It’s definitely a more cohesive sounding record than the first Dumb Numbers album (which is really a compilation of songs recorded over a 10 year period, with mastering engineer Pete Lyman and I struggling to get all those songs on the first album to play nice together). Dumb Numbers II documents a very specific moment in time.. specifically my time spent living in Los Angeles, hanging out most weekends with David Yow, and seeing quite a bit of Dale and Toshi.
We had plans to open for Dinosaur Jr in support of this album but circumstances at the time prevented us from touring, which was a real bummer as I was really looking forward to discovering what kind of beast some of these songs would become once we were able to work on them together as a band with Murph on drums, Bonnie Mercer on guitar and Steve Patrick on bass.
Fortunately we were at least able to make a video for one of the songs. Ever since David and I filmed our first video together back in 2012 (for Steve’s band Useless Children), we talked about returning to the Jimmy character. David would often make Jimmy faces or do something Jimmy-like while we were hanging out, which would crack us both up. Jimmy is based on a real person named Jimmy. Back in the '90s when I still lived in Australia, I worked at a printing factory, and Jimmy was the janitor there. He wasn’t a very good janitor but he was a very sweet-hearted man. He was a simple fella who didn’t talk much, but we bonded over music. I had a boombox and he would respond physically to whatever music I was playing. I played the first Folk Implosion record (Take A Look Inside...) a lot, and he would dance with his broom and shake his butt.
I wanted to play Jimmy’s mum and David said I should dye my hair bright pink, so I did. I had the idea of Jimmy catching the bus to go to work but never getting there. That was followed by the vision of a veterinary clinic waiting room, with Bobb Bruno in his dirty bunny suit, and Matt from Qui in a gorilla suit. It was really exciting to see my friend Kimmy Robertson (Lucy Moran from Twin Peaks) behind the receptionist window! Kevin Rutmanis also made a brief cameo as the guy carrying the red pipe, which was a little nod to David Lynch and Jacques Tati. We could only film on weekends so it took about 3 months to film everything, but David and I had so much fun making it, we kinda didn’t want it to end. I couldn’t be happier with how the video turned out, and we really got lucky with the bowling alley for the dream sequence. We just happened to be the only ones there, and it wouldn’t have been nearly as dreamy if there were other people there bowling. Just like the bus scene, this was a total gorilla shoot, and we wouldn’t have been able to afford to book the whole place out as the entire video budget was only $200.
It’s hard to have much of a perspective on how this record was received since we never toured on it and nobody ever seems to mention it (at least not to me).

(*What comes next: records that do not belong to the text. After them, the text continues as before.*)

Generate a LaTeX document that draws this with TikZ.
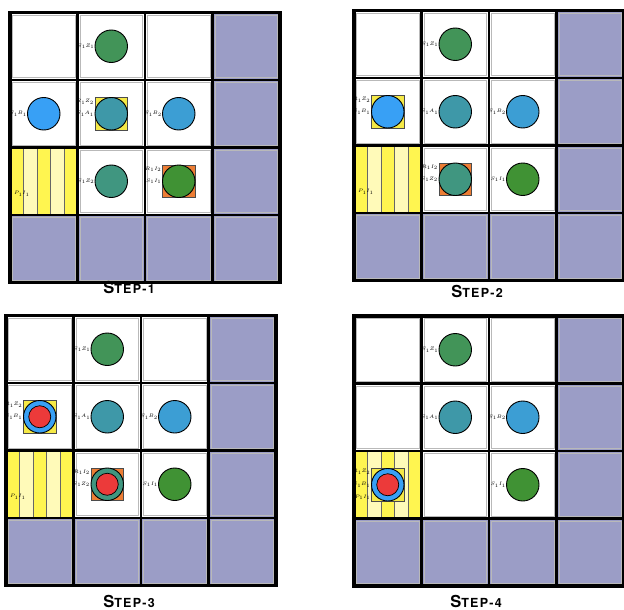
\documentclass[tikz,border=0pt]{standalone}
\usepackage{fontspec}
\setsansfont{TeX Gyre Heros}
\definecolor{cpurple}{RGB}{155,157,198}
\definecolor{cgreenA}{RGB}{66,148,88}
\definecolor{cblue}{RGB}{56,160,245}
\definecolor{cteal}{RGB}{62,152,168}
\definecolor{cblueB}{RGB}{60,158,212}
\definecolor{ctealgreen}{RGB}{64,150,128}
\definecolor{cgreen}{RGB}{64,146,52}
\definecolor{yellowA}{RGB}{255,245,80}
\definecolor{yellowB}{RGB}{255,250,185}
\definecolor{csq}{RGB}{245,233,70}
\definecolor{corange}{RGB}{236,125,52}
\definecolor{cred}{RGB}{236,58,58}
\tikzset{
  disc/.style={circle,draw=black,line width=0.9pt,minimum size=32.5pt,inner sep=0pt},
  innerdisc/.style={circle,draw=black,line width=0.7pt,minimum size=22pt,inner sep=0pt,fill=cred},
  sqbox/.style={rectangle,draw=black!70,line width=0.8pt,minimum size=32.5pt,inner sep=0pt},
  lbl/.style={inner sep=0pt,anchor=east,font=\fontsize{3.6}{4}\selectfont},
  gl/.style={line width=2.8pt,black},
  cellgray/.style={draw=gray!55,line width=0.6pt},
  steplbl/.style={anchor=base,inner sep=0pt,font=\sffamily\bfseries\addfontfeature{LetterSpace=10}}
}
\newcommand\gridbase{%
  \fill[cpurple] (0,0) rectangle (270,270);
  \fill[white] (0,0) rectangle (202.5,202.5);
  \foreach \i in {0,...,3}{\foreach \j in {0,...,3}{%
    \draw[cellgray] ({\i*67.5+2.5},{\j*67.5+2.5}) rectangle ({\i*67.5+65},{\j*67.5+65});}}%
}
\newcommand\stripes{%
  \foreach \k/\cl in {0/yellowA,1/yellowB,2/yellowA,3/yellowB,4/yellowA}{%
    \fill[\cl] ({\k*13.5},135) rectangle ({\k*13.5+13.5},202.5);}%
  \foreach \k in {1,2,3,4}{\draw[black!60,line width=0.8pt] ({\k*13.5},135) -- ({\k*13.5},202.5);}%
}
\newcommand\gridlines{%
  \foreach \k in {1,2,3}{%
    \draw[gl] ({\k*67.5},0) -- ({\k*67.5},270);
    \draw[gl] (0,{\k*67.5}) -- (270,{\k*67.5});}%
  \draw[gl,line width=3.2pt] (0,0) rectangle (270,270);
}
\newcommand\steptext[1]{\fontsize{16.5}{16.5}\selectfont S\fontsize{12.5}{12.5}\selectfont TEP-#1}
\begin{document}
\begin{tikzpicture}[x=1pt,y=-1pt]
\useasboundingbox (0,0) rectangle (624,610);
% ---------------- Step 1
\begin{scope}[shift={(10,12.5)}]
  \gridbase \stripes \gridlines
  \node[disc,fill=cgreenA] (a01) at (101.25,33.75) {};
  \node[lbl] (a01l) at (84.5,33.75) {$S_1Z_1$};
  \node[disc,fill=cblue] (a10) at (33.75,101.25) {};
  \node[lbl] (a10l) at (17,101.25) {$S_1B_1$};
  \node[sqbox,fill=csq] (a11s) at (101.25,101.25) {};
  \node[disc,fill=cteal] (a11) at (101.25,101.25) {};
  \node[lbl] (a11l) at (84,89.5) {$R_1Z_2$};
  \node[lbl] (a11m) at (84,101.25) {$S_1A_1$};
  \node[disc,fill=cblueB] (a12) at (168.75,101.25) {};
  \node[lbl] (a12l) at (152,101.25) {$S_1B_2$};
  \node[disc,fill=ctealgreen] (a21) at (101.25,168.75) {};
  \node[lbl] (a21l) at (84.5,168.75) {$S_1Z_2$};
  \node[sqbox,fill=corange] (a22s) at (168.75,168.75) {};
  \node[disc,fill=cgreen] (a22) at (168.75,168.75) {};
  \node[lbl] (a22l) at (151.5,157) {$R_1I_2$};
  \node[lbl] (a22m) at (151.5,168.75) {$S_1I_1$};
  \node[lbl,anchor=west] (a20l) at (4,181.5) {$P_1I_1$};
\end{scope}
\node[steplbl] (t1) at (129,293) {\steptext{1}};
% ---------------- Step 2
\begin{scope}[shift={(354,10.5)}]
  \gridbase \stripes \gridlines
  \node[disc,fill=cgreenA] (b01) at (101.25,33.75) {};
  \node[lbl] (b01l) at (84.5,33.75) {$S_1Z_1$};
  \node[sqbox,fill=csq] (b10s) at (33.75,101.25) {};
  \node[disc,fill=cblue] (b10) at (33.75,101.25) {};
  \node[lbl] (b10l) at (16.5,89.5) {$R_1Z_2$};
  \node[lbl] (b10m) at (16.5,101.25) {$S_1B_1$};
  \node[disc,fill=cteal] (b11) at (101.25,101.25) {};
  \node[lbl] (b11l) at (84.5,101.25) {$S_1A_1$};
  \node[disc,fill=cblueB] (b12) at (168.75,101.25) {};
  \node[lbl] (b12l) at (152,101.25) {$S_1B_2$};
  \node[sqbox,fill=corange] (b21s) at (101.25,168.75) {};
  \node[disc,fill=ctealgreen] (b21) at (101.25,168.75) {};
  \node[lbl] (b21l) at (84,157) {$R_1I_2$};
  \node[lbl] (b21m) at (84,168.75) {$S_1Z_2$};
  \node[disc,fill=cgreen] (b22) at (168.75,168.75) {};
  \node[lbl] (b22l) at (152,168.75) {$S_1I_1$};
  \node[lbl,anchor=west] (b20l) at (4,181.5) {$P_1I_1$};
\end{scope}
\node[steplbl] (t2) at (477,297) {\steptext{2}};
% ---------------- Step 3
\begin{scope}[shift={(6,315.5)}]
  \gridbase \stripes \gridlines
  \node[disc,fill=cgreenA] (c01) at (101.25,33.75) {};
  \node[lbl] (c01l) at (84.5,33.75) {$S_1Z_1$};
  \node[sqbox,fill=csq] (c10s) at (33.75,101.25) {};
  \node[disc,fill=cblue] (c10) at (33.75,101.25) {};
  \node[innerdisc] (c10r) at (33.75,101.25) {};
  \node[lbl] (c10l) at (16.5,89.5) {$R_1Z_2$};
  \node[lbl] (c10m) at (16.5,101.25) {$S_1B_1$};
  \node[disc,fill=cteal] (c11) at (101.25,101.25) {};
  \node[lbl] (c11l) at (84.5,101.25) {$S_1A_1$};
  \node[disc,fill=cblueB] (c12) at (168.75,101.25) {};
  \node[lbl] (c12l) at (152,101.25) {$S_1B_2$};
  \node[sqbox,fill=corange] (c21s) at (101.25,168.75) {};
  \node[disc,fill=ctealgreen] (c21) at (101.25,168.75) {};
  \node[innerdisc] (c21r) at (101.25,168.75) {};
  \node[lbl] (c21l) at (84,157) {$R_1I_2$};
  \node[lbl] (c21m) at (84,168.75) {$S_1Z_2$};
  \node[disc,fill=cgreen] (c22) at (168.75,168.75) {};
  \node[lbl] (c22l) at (152,168.75) {$S_1I_1$};
  \node[lbl,anchor=west] (c20l) at (4,181.5) {$P_1I_1$};
\end{scope}
\node[steplbl] (t3) at (129,607.5) {\steptext{3}};
% ---------------- Step 4
\begin{scope}[shift={(354,316)}]
  \gridbase \stripes \gridlines
  \node[disc,fill=cgreenA] (d01) at (101.25,33.75) {};
  \node[lbl] (d01l) at (84.5,33.75) {$S_1Z_1$};
  \node[disc,fill=cteal] (d11) at (101.25,101.25) {};
  \node[lbl] (d11l) at (84.5,101.25) {$S_1A_1$};
  \node[disc,fill=cblueB] (d12) at (168.75,101.25) {};
  \node[lbl] (d12l) at (152,101.25) {$S_1B_2$};
  \node[sqbox,fill=csq] (d20s) at (33.75,168.75) {};
  \node[disc,fill=cblue] (d20) at (33.75,168.75) {};
  \node[innerdisc] (d20r) at (33.75,168.75) {};
  \node[lbl] (d20l) at (16.5,156) {$R_1Z_2$};
  \node[lbl] (d20m) at (16.5,168.75) {$S_1B_1$};
  \node[lbl] (d20n) at (16.5,181.5) {$P_1I_1$};
  \node[disc,fill=cgreen] (d22) at (168.75,168.75) {};
  \node[lbl] (d22l) at (152,168.75) {$S_1I_1$};
\end{scope}
\node[steplbl] (t4) at (476,607.5) {\steptext{4}};
\end{tikzpicture}
\end{document}
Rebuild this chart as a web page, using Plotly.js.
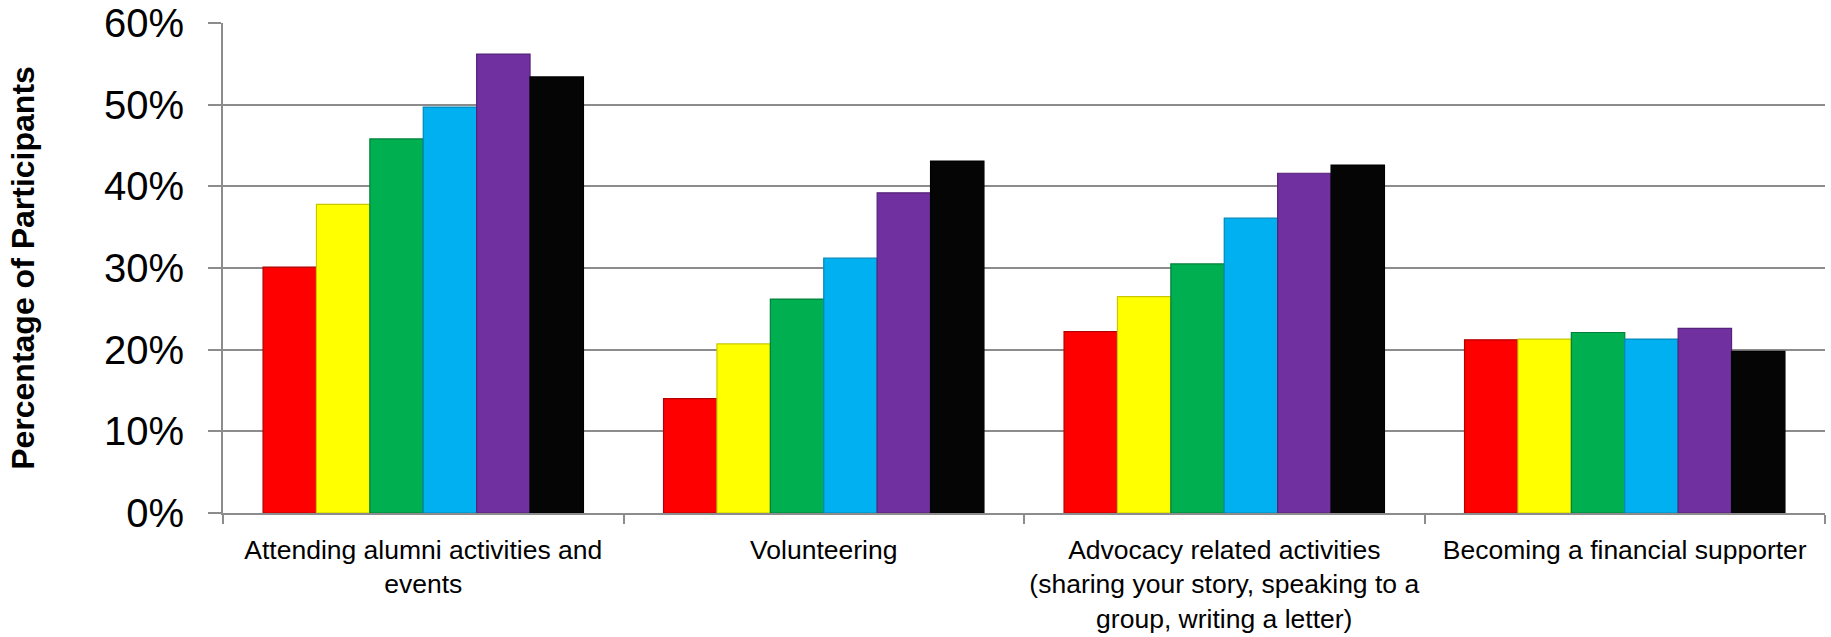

It feels like a little bit of a lost album, which is a shame because I think the songs are good and there’s a lot of interesting ideas. The drumming by Dale and Murph is particularly excellent, and Alexander Hacke from Einstürzende Neubauten (who was my next door neighbour for a month) introduced some really different sounds and ideas which I never would have thought of. It was also a huge thrill to have the one-time Melvins rhythm section of Dale Crover and Kevin Rutmanis playing together again on my songs, as well as the Dinosaur Jr rhythm section of Lou and Murph once again. Teenage me could never have even dreamed that would ever become a reality.
I’m very grateful for the fact this record exists.. it looks amazing thanks to Malcolm Bucknall graciously allowing us to use his beautiful artwork, and it sounds incredible thanks to all the amazing musicians who played on it and Pete Lyman who mastered it, and thanks to Joyful Noise it actually exists in the world instead of just remaining a teenage daydream.